- Fly Reels
The fly reel is what connects you to the fish.
We have the very best reels from Hardy, Hatch, Lamson, Ross, TFO, Greys, Sage, Redington, and Tibor.
Once upon a time the fly reel was thought of as no more than a line holder. For the modern fly fisherman, the reel represents the ultimate in engineering and fish-fighting power. The two most important aspects of buying a fly reel are the drag and the weight of the reel.
While your drag isn’t critical for trout fishing (unless the trout are really big!), when you get into bigger game, like tarpon or bonefish, the drag becomes a critical component of your fly fishing gear. Drags come in two basic types: conical and disc. Conical drags allow reel manufacturers to cram more surface area into a smaller space; therefore these reels tend to be lighter. Surface area is important because the greater the surface area, the greater the stopping power, and the lower the startup inertia. Disc drags are much more common and very easy to maintain. Disc drags come in various materials such as Rulon, carbon fiber or cork.
Another element to consider when choosing a drag is whether or not it’s sealed. Sealed drags are completely waterproof and keep out harmful elements such as saltwater and sand. They are also completely maintenance free!

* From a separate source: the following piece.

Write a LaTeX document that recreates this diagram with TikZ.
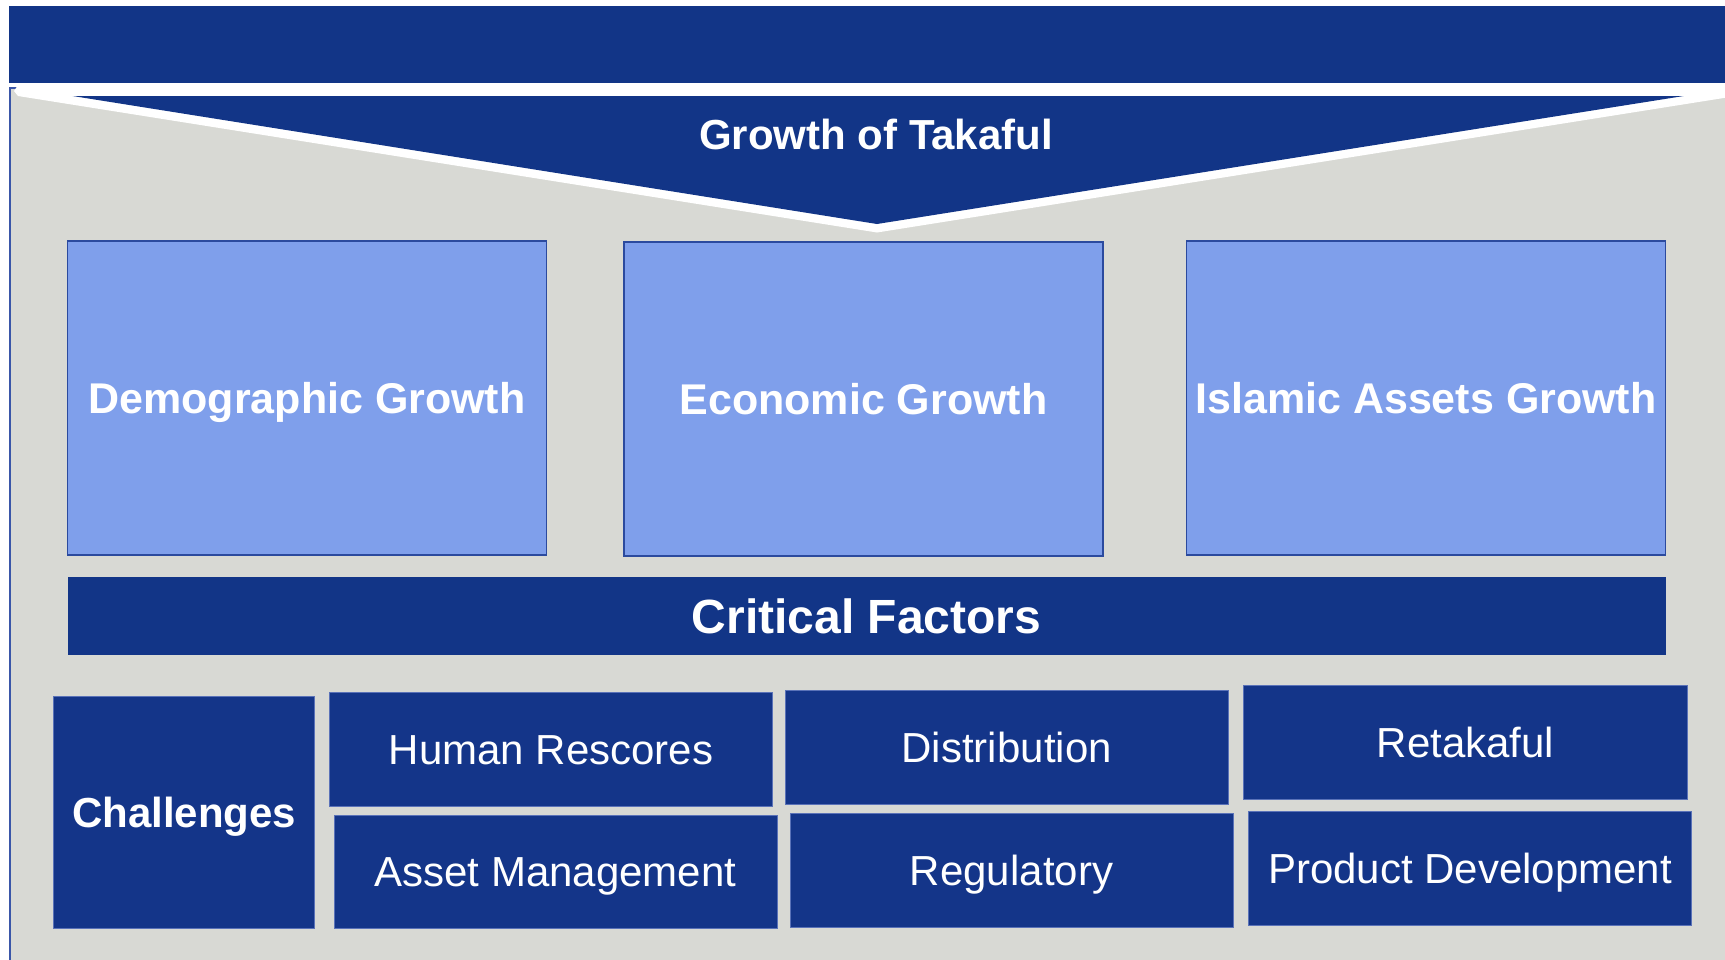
\documentclass[tikz,border=0pt]{standalone}
\usepackage{fontspec}
\setmainfont{Liberation Sans}
\definecolor{navy}{HTML}{123587}
\definecolor{navyb}{HTML}{143589}
\definecolor{lightb}{HTML}{7F9FEB}
\definecolor{lightedge}{HTML}{2B4A9E}
\definecolor{panel}{HTML}{D8D9D4}
\definecolor{paneledge}{HTML}{3A56A8}
\definecolor{boxedge}{HTML}{5A72B8}
\tikzset{
  growbox/.style={rectangle, fill=lightb, draw=lightedge, line width=1.5pt, inner sep=0pt,
    text=white, font=\fontsize{43}{50}\selectfont\bfseries, text height=30.8pt, text depth=0pt},
  factorbox/.style={rectangle, fill=navyb, draw=boxedge, line width=1pt, inner sep=0pt,
    text=white, font=\fontsize{42}{48}\selectfont, text height=30.1pt, text depth=0pt},
  headbar/.style={rectangle, fill=navy, draw=none, inner sep=0pt, text=white,
    font=\fontsize{48}{54}\selectfont\bfseries, text height=34.4pt, text depth=0pt}
}
\begin{document}
\begin{tikzpicture}[x=1pt,y=-1pt]
\useasboundingbox (0,0) rectangle (1725,959);
\fill[white] (0,0) rectangle (1725,959);
% top bar
\node[headbar, minimum width=1730pt, minimum height=77pt, anchor=north west] (topbar) at (9,6) {};
% grey panel
\filldraw[fill=panel, draw=paneledge, line width=1.5pt] (10,88) rectangle (1745,975);
% white outline of the chevron
\fill[white] (877,232.5) -- (18,96) -- (14,91) -- (17,86.5) -- (1730,86.5) -- (1730,97) -- cycle;
% chevron
\fill[navy] (72.7,96) -- (1683.7,96) -- (877,224) -- cycle;
\node[text=white, font=\fontsize{42}{48}\selectfont\bfseries, inner sep=0pt, text height=30.1pt, text depth=0pt] (title) at (876,134) {Growth of Takaful};
% growth boxes
\node[growbox, minimum width=479pt, minimum height=314pt] (demo) at (307,398) {Demographic Growth};
\node[growbox, minimum width=479pt, minimum height=314pt] (econ) at (863.4,399.2) {Economic Growth};
\node[growbox, minimum width=479pt, minimum height=314pt] (islam) at (1426,397.9) {Islamic Assets Growth};
% critical factors
\node[headbar, minimum width=1598pt, minimum height=77.7pt] (crit) at (866.5,615.9) {Critical Factors};
% challenges
\node[factorbox, minimum width=261pt, minimum height=232.7pt, font=\fontsize{42}{48}\selectfont\bfseries] (chal) at (184.2,812.4) {Challenges};
\node[factorbox, minimum width=442.8pt, minimum height=114pt] (human) at (551,749.5) {Human Rescores};
\node[factorbox, minimum width=443pt, minimum height=113.7pt] (asset) at (555.5,871.9) {Asset Management};
\node[factorbox, minimum width=443.3pt, minimum height=114pt] (dist) at (1006.7,747) {Distribution};
\node[factorbox, minimum width=443pt, minimum height=113.6pt] (reg) at (1011.5,870.5) {Regulatory};
\node[factorbox, minimum width=444pt, minimum height=114pt] (reta) at (1465.6,742.3) {Retakaful};
\node[factorbox, minimum width=443.5pt, minimum height=113.6pt] (prod) at (1470,868.5) {Product Development};
\end{tikzpicture}
\end{document}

Unsealed drags, on the other hand, are generally less expensive and much easier to clean and repair if a problem arises.
Fly reels come in a wide range of weights – a five-weight reel can vary from under 3 ounces to over 6 ounces. So, why does weight matter? When you’re casting all day long, a few ounces will make a big difference. More importantly, today’s lightweight graphite rods need equally light reels to balance properly. If a rod isn’t balanced, you’ll work much harder when casting.